1967 saw the birth of two more local clubs; – Oul Triangle, which met at the Admiral Codrington, and the Bandiere Rousseau at the Hen and Chickens. Oul Triangle gathered a large following  and by the end of 1967 had a membership  of  some 600 people. Its hosts were Liffeyside, consisting of Steve Nagle (more recently with Mulliners Rough), Mick Gallagher, Martin Griffin, who left later and was relaced with another new face, George Van Ristell. The Hen and Chickens was probably the first Coventry Club with a strong leaning towards contemporary folk, hosted by John Lake, monologue specialist and driving force behind the Coventry Folk Workshop, and Ron Shuttleworth. It was popular with those who equated folk with politics, conveniently located across the road from the local Communist Party Headquarters and it’s name meaning the Red Flag.


Another long running club first opened in January 1968, this being the Village Pump at the Bulls Head, Binley Rd. Many fine guest artists appeared here right up to its closure in 1976 but it was best known as a good place for folk dancing. It was also in 1968 that live folk music was first played at the Mercers Arms, where the club was hosted by Two’s Company, who later went on to open the Bedworth Folk Club at Bulkington.


I’ve probably started missing out clubs already, but its clear that in a period of about five years the Coventry folk scene evolved very quickly and a great new source of musical talent ws making itself known. There is little doubt that the general standard of folk music in the city was, and still is high. Along with Bristol and reading, Coventry was reputed as being one of the greatest centres of good folk music in the country and some people now look back at the late 60’s with nostalgia, feeling that perhaps some of the magic has been lost in the local folk scene. In those days there seemed to be more enthusiasm with many well organised clubs regualry attended by many people, most of whom didn’t play an instrument but jsut enjoyed listening. it’s interesting to note that today the only city centre club is the Lanchester Polytechnic and the clubs that book nationally known artists tend to be located in the outskirts, making it more difficult for many enthusiasts to attend them regularly.


Next issue, I’ll be dealing with clubs that started in the early 70’s.
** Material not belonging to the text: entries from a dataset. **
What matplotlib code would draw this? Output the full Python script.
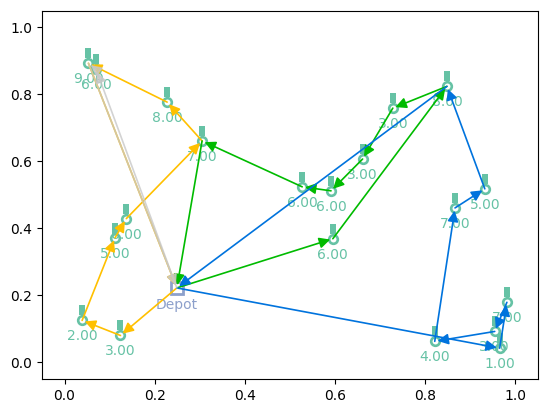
import matplotlib
matplotlib.use("Agg")
import matplotlib.pyplot as plt
from matplotlib.path import Path

# Depot and customer locations
depot_xy = (0.249, 0.222)
cust_x = [0.053, 0.070, 0.2275, 0.305, 0.137, 0.112, 0.039, 0.124,
          0.527, 0.591, 0.661, 0.728, 0.848, 0.595,
          0.866, 0.932, 0.821, 0.954, 0.965, 0.981]
cust_y = [0.893, 0.875, 0.777, 0.661, 0.429, 0.372, 0.125, 0.080,
          0.524, 0.512, 0.607, 0.759, 0.824, 0.369,
          0.461, 0.518, 0.0625, 0.092, 0.042, 0.179]
cust_demand = [9, 6, 8, 7, 6, 5, 2, 3,
               6, 6, 3, 3, 8, 6,
               7, 5, 4, 3, 1, 7]

# Routes as customer indices ("D" = depot)
route_yellow = ["D", 7, 6, 5, 4, 3, 2, 0, "D"]
route_green = ["D", 13, 12, 11, 10, 9, 8, 3, "D"]
route_blue = ["D", 18, 19, 17, 16, 14, 15, 12, "D"]
route_gray = ["D", 1, 0, "D"]
routes = [route_yellow, route_green, route_blue, route_gray]
route_colors = ["#ffc000", "#00bb00", "#0073dd", "#c8c8c8"]
route_alpha = [1.0, 1.0, 1.0, 0.8]

cust_color = "#66c2a5"
depot_color = "#8da0cb"

fig = plt.figure(figsize=(5.47, 4.13), dpi=100)
ax = fig.add_axes([42 / 547, 34 / 413, 496 / 547, 368.3 / 413])


def coord(node):
    if node == "D":
        return depot_xy
    return (cust_x[node], cust_y[node])


# little bar sitting on top of each customer ring
bar = Path([(-0.55, 1.0), (0.55, 1.0), (0.55, 3.0), (-0.55, 3.0), (-0.55, 1.0)],
           [Path.MOVETO, Path.LINETO, Path.LINETO, Path.LINETO, Path.CLOSEPOLY])

ax.plot(cust_x, cust_y, linestyle="none", marker=bar, markersize=21.6,
        markerfacecolor=cust_color, markeredgewidth=0, zorder=2)
ax.plot(cust_x, cust_y, linestyle="none", marker="o", markersize=6.2,
        markerfacecolor="white", markeredgecolor=cust_color,
        markeredgewidth=1.9, zorder=2)
for x, y, d in zip(cust_x, cust_y, cust_demand):
    ax.annotate(f"{d:.2f}", (x, y), xytext=(0, -11.5), textcoords="offset points",
                ha="center", va="center", color=cust_color, fontsize=10)

ax.plot(*depot_xy, linestyle="none", marker="s", markersize=9.2,
        markerfacecolor="none", markeredgecolor=depot_color,
        markeredgewidth=2.0, zorder=2)
ax.annotate("Depot", depot_xy, xytext=(0, -12.5), textcoords="offset points",
            ha="center", va="center", color=depot_color, fontsize=10)

for route, c, al in zip(routes, route_colors, route_alpha):
    for a, b in zip(route[:-1], route[1:]):
        ax.annotate("", xy=coord(b), xytext=coord(a),
                    arrowprops=dict(arrowstyle="-|>", color=c, lw=1.2,
                                    mutation_scale=16, shrinkA=0, shrinkB=2,
                                    alpha=al))

ax.set_xlim(-0.05, 1.05)
ax.set_ylim(-0.05, 1.05)
ax.set_xticks([0.0, 0.2, 0.4, 0.6, 0.8, 1.0])
ax.set_yticks([0.0, 0.2, 0.4, 0.6, 0.8, 1.0])

fig.savefig("out.png", dpi=100)
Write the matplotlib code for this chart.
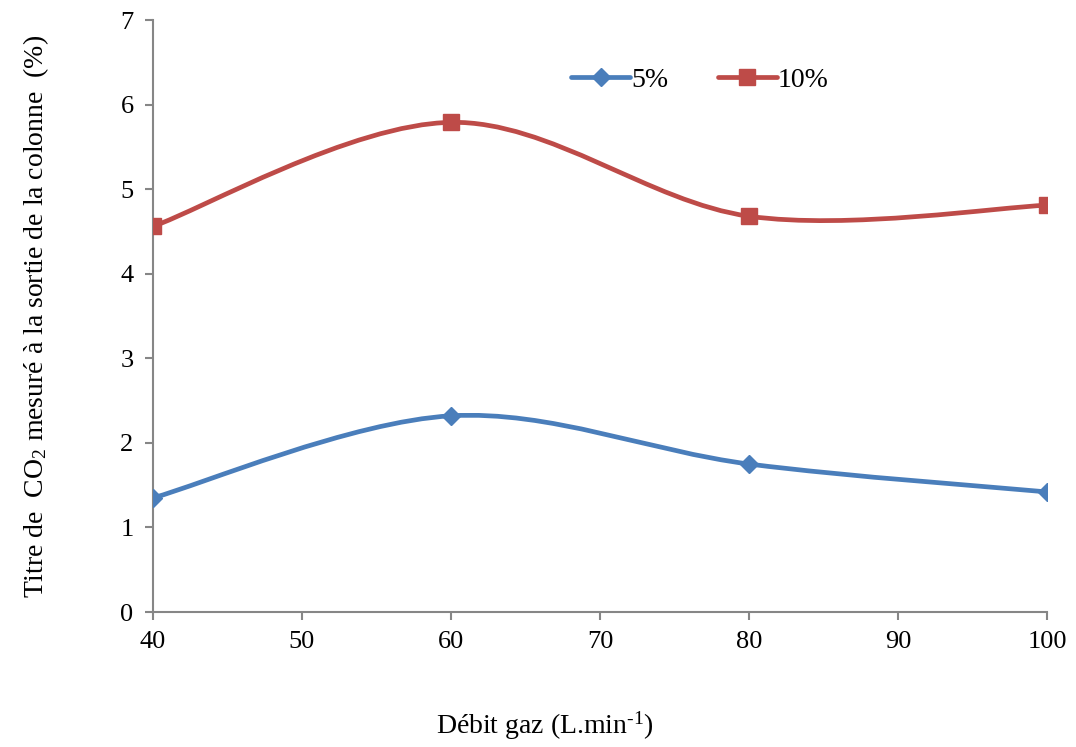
import matplotlib.pyplot as plt
from matplotlib.path import Path
from matplotlib.patches import PathPatch
from matplotlib.lines import Line2D

plt.rcParams['font.family'] = ['Liberation Serif', 'DejaVu Serif']
plt.rcParams['mathtext.fontset'] = 'custom'
plt.rcParams['mathtext.rm'] = 'Liberation Serif'
plt.rcParams['mathtext.it'] = 'Liberation Serif:italic'

# data
debit = [40, 60, 80, 100]
co2_5 = [1.35, 2.32, 1.75, 1.42]
co2_10 = [4.56, 5.79, 4.68, 4.81]

blue = '#4a7ebb'
red = '#be4b48'
grey = '#868686'


def smooth_path(x, y):
    # Excel-like smoothed line: cubic bezier through the points
    verts = [(x[0], y[0])]
    codes = [Path.MOVETO]
    n = len(x)
    for i in range(n - 1):
        x0, y0 = (x[i - 1], y[i - 1]) if i > 0 else (x[i], y[i])
        x3, y3 = (x[i + 2], y[i + 2]) if i + 2 < n else (x[i + 1], y[i + 1])
        c1 = (x[i] + (x[i + 1] - x0) / 6, y[i] + (y[i + 1] - y0) / 6)
        c2 = (x[i + 1] - (x3 - x[i]) / 6, y[i + 1] - (y3 - y[i]) / 6)
        verts += [c1, c2, (x[i + 1], y[i + 1])]
        codes += [Path.CURVE4] * 3
    return Path(verts, codes)


fig = plt.figure(figsize=(10.76, 7.47), dpi=100)
ax = fig.add_axes([0.1422, 0.1807, 0.8308, 0.7925])

for ys, col, mk, ms, lab in [(co2_5, blue, 'D', 9, '5%'), (co2_10, red, 's', 11.5, '10%')]:
    ax.add_patch(PathPatch(smooth_path(debit, ys), facecolor='none', edgecolor=col,
                           lw=3.4, capstyle='round', zorder=2))
    ax.plot(debit, ys, ls='none', marker=mk, ms=ms, color=col, zorder=3)

handles = [Line2D([], [], color=blue, lw=3.4, marker='D', ms=9, solid_capstyle='round'),
           Line2D([], [], color=red, lw=3.4, marker='s', ms=11.5, solid_capstyle='round')]
ax.legend(handles, ['5%', '10%'], loc='center left', bbox_to_anchor=(0.44, 0.898),
          ncol=2, frameon=False, fontsize=20, handlelength=2.1, handletextpad=0.05,
          columnspacing=1.8)

ax.set_xlim(40, 100)
ax.set_ylim(0, 7)
ax.set_xticks(range(40, 101, 10))
ax.set_yticks(range(0, 8))
for s in ['top', 'right']:
    ax.spines[s].set_visible(False)
for s in ['left', 'bottom']:
    ax.spines[s].set_color(grey)
    ax.spines[s].set_linewidth(1.5)
ax.tick_params(direction='out', length=6, width=1.5, color=grey, labelsize=19, pad=8)

ax.set_xlabel('Débit gaz (L.min$^{\\text{-1}}$)', fontsize=20, labelpad=38)
ax.xaxis.set_label_coords(0.4385, -0.165)
ax.set_ylabel('Titre de  CO$_{\\mathregular{2}}$ mesuré à la sortie de la colonne  (%)',
              fontsize=20, labelpad=50)

fig.savefig('out.png', dpi=100)
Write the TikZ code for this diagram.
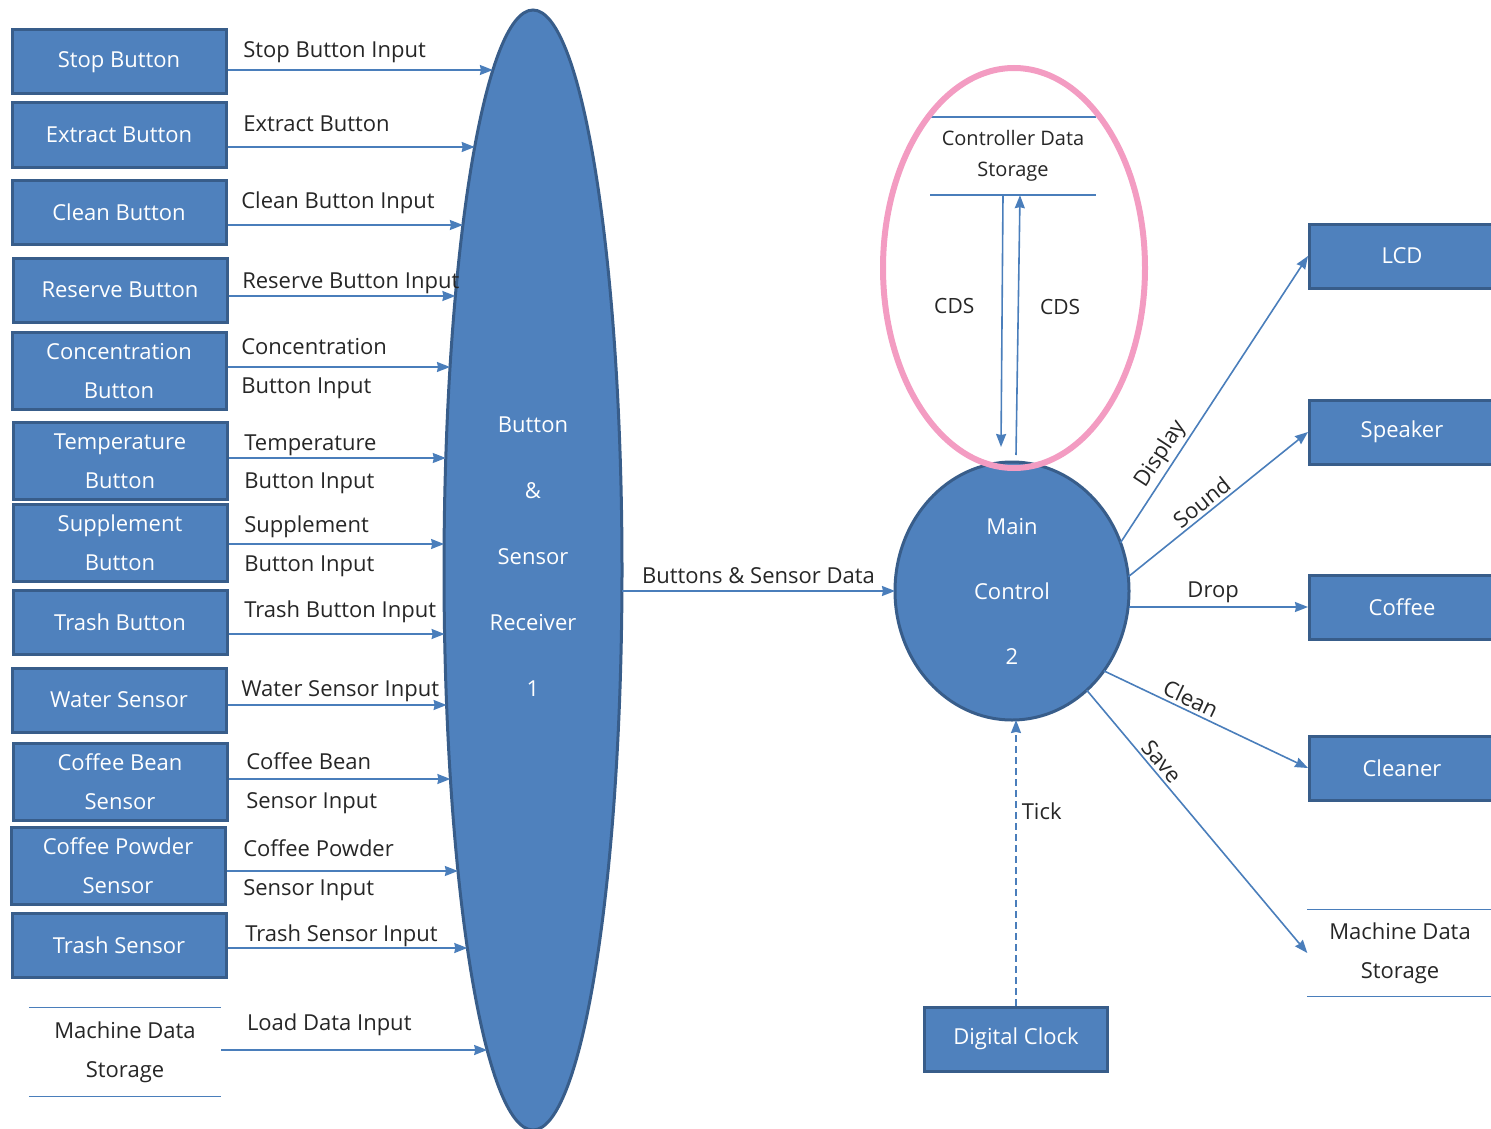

Any useful information is welcome….

Pete Willow 1978

……………………………………………………………………………


This article frist appeared on the Hobo Coventry Music Site on Vox blogs in 2007 – now closed down and so these comment are from that blog.

UPDATE – the mystery of who created the graphic above has been solved (see Pete Willow’s comments below) – I discovered The Coventry Terrygraph blog via serendipity (while searching for something else!) although Terry says he tried to contact me – unfortunately I didn’t get his message – not to worry – I found him anyway!! Maybe Terry might tell us a bit more about himself – his artwork and music involvements in Cov!!


Here’s a link to Terry Sycamore’s blog The Coventry Terrygraph and blow a screen shot of the message I found there!!

The wonders of the net!



[this is good] I remember researching this – and Dennis Clarke putting together the superb cartoon of the Binley Oak! The correction re: Beverley Jones was published in the subsequent edition of Folks which, if memory recalls, included a detailed delve into the archives and scrapbooks of Rod Felton. I should have a full set of Folks somewhere. I will have a look for them over Easter and send copies to Trev.


Posted by: Pete Willow | 04/01/2007 at 09:43 PM


Yes have a vague memory of a schoolmate organising a first visit to the folk at the Umbrella,(he was enticed into Mummers I think).as an alternative to going to a Young Socialist coffee and record evening (then Coundon road )

Nice to see a mention of Ron, who is very important to us weird folks that go around dressed as strange animals and have shouted “In come I” in some far flung places, and nice that has come up over a weekend that we have been out in the caps and bells. (synchronicity ..as Lesley would say)

Also remember Barry Skinner., Beverley of course and a bloke called Carl, an ardent Communist who used to speak in the Precinct on a Saturday. he was quite elderly and I might have got this wrong , but I think he may have fought in the Spanish Civil War.( and probably not with us anymore) He new a lot of Revolutionary songs  and his flat was overflowing with books you couldn’t move. I am sure others will remember him, he rode a moped , and was one of the few people in those days to wear a crash helmet. On top of his he had a knight in armour made from a plastic kit, and holding a kids paper windmill. ( I do hope I wasn’t imagining it)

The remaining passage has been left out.